The Court's November 26, 2014 Order was issued in response to the government's notices of intent to introduce 404(b) evidence (ECF Nos. 60, 105, 128). The government had provided notice it intended to introduce evidence of (1) Defendant's statements relating to alleged drug distributions occurring in or before 2011 and (2) Goodwin's testimony that he saw Defendant conduct a drug sale on July 10, 2013. ECF No. 160 at 5-6. The Court concluded that testimony about these specific past instances of alleged drug distribution was inadmissible propensity evidence.
In the present motion, Defendant argues that his three statements are inadmissible for the same reasons the Court articulated in the November 26, 2014 Order. They are not. Defendant's statements, regarding the quantities of methamphetamine he sells, his profit margins, and his source of supply, related to Defendant's present conduct and method of operation. Such evidence is admissible. See United States v. Melvin, 91 F.3d 1218, 1223 (9th Cir. 1996); see also United States v. Izatt, 480 Fed. App'x 447, 450 (9th Cir. 2012).

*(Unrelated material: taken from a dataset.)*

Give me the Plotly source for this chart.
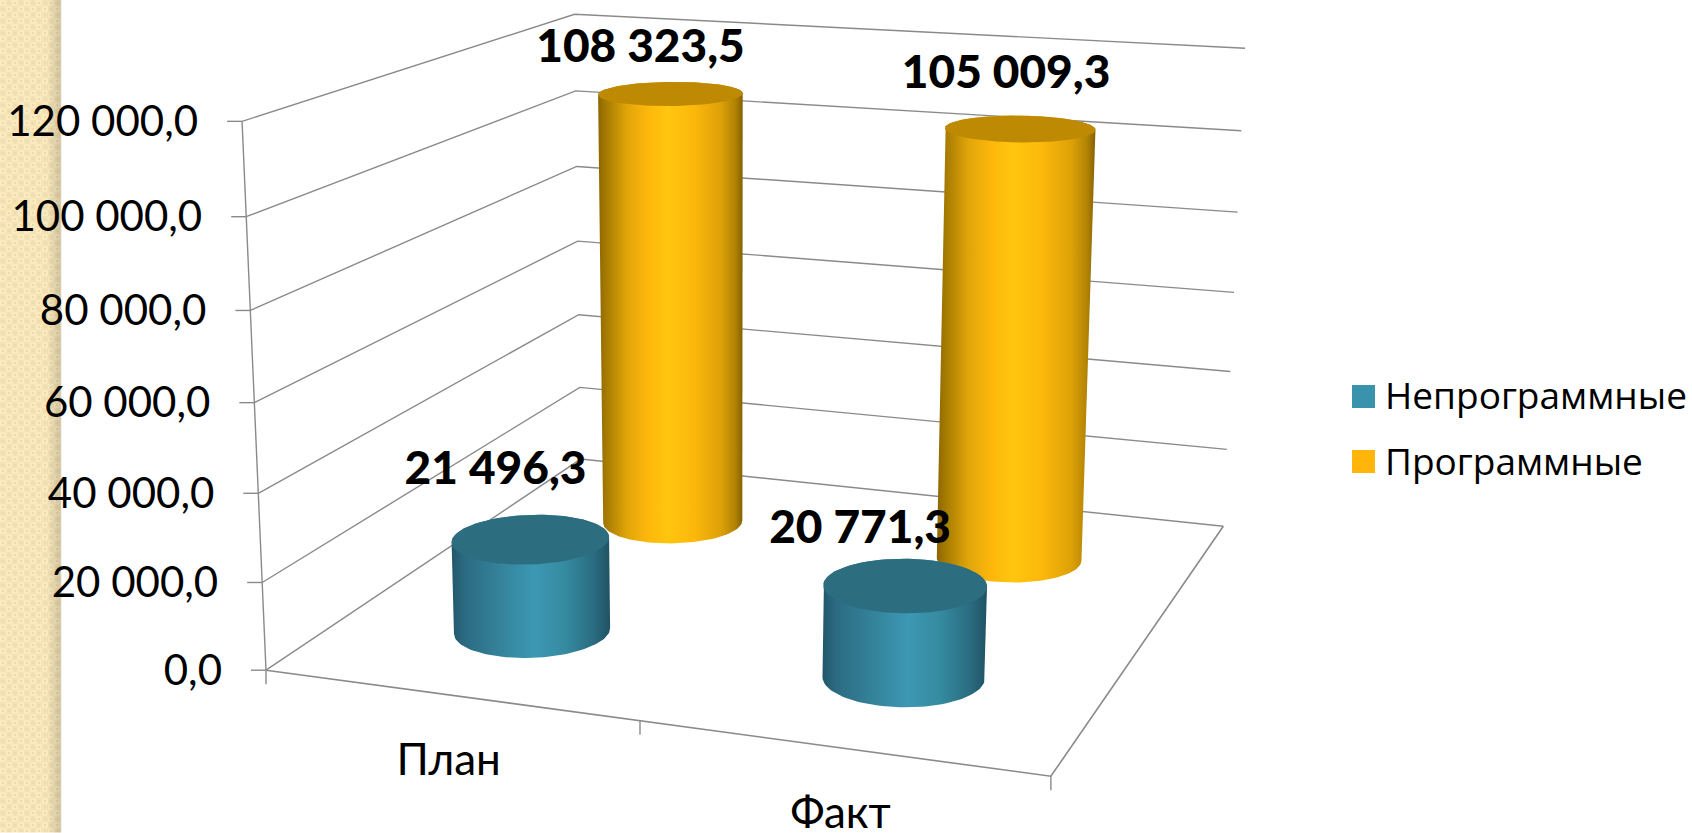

As the Court explained in discussing the matter with Defendant's counsel the first morning of trial, the November 26, 2014 Order excluded evidence of past instances of drug dealing which would suggest propensity—the government could not suggest that because Defendant was a drug dealer in 2011 or on July 10, 2013, that he must have distributed drugs on July 18, 2013. However, Defendant's statements of where he obtained the drugs sold on July 18, his cost for those drugs, and the quantity of drugs he sells are not evidence of past drug sales, but of his current method of operation. They do not raise the specter of propensity like the testimony the Court excluded regarding specific instances of Defendant's past uncharged drug transactions. The statements were properly admitted and the Court concludes no grounds exist which would, in the interest of justice, require a new trial.
1. Defendant's Motion for Acquittal or New Trial (ECF No. 182) is
The District Court Executive is hereby directed to enter this Order and provide copies to counsel.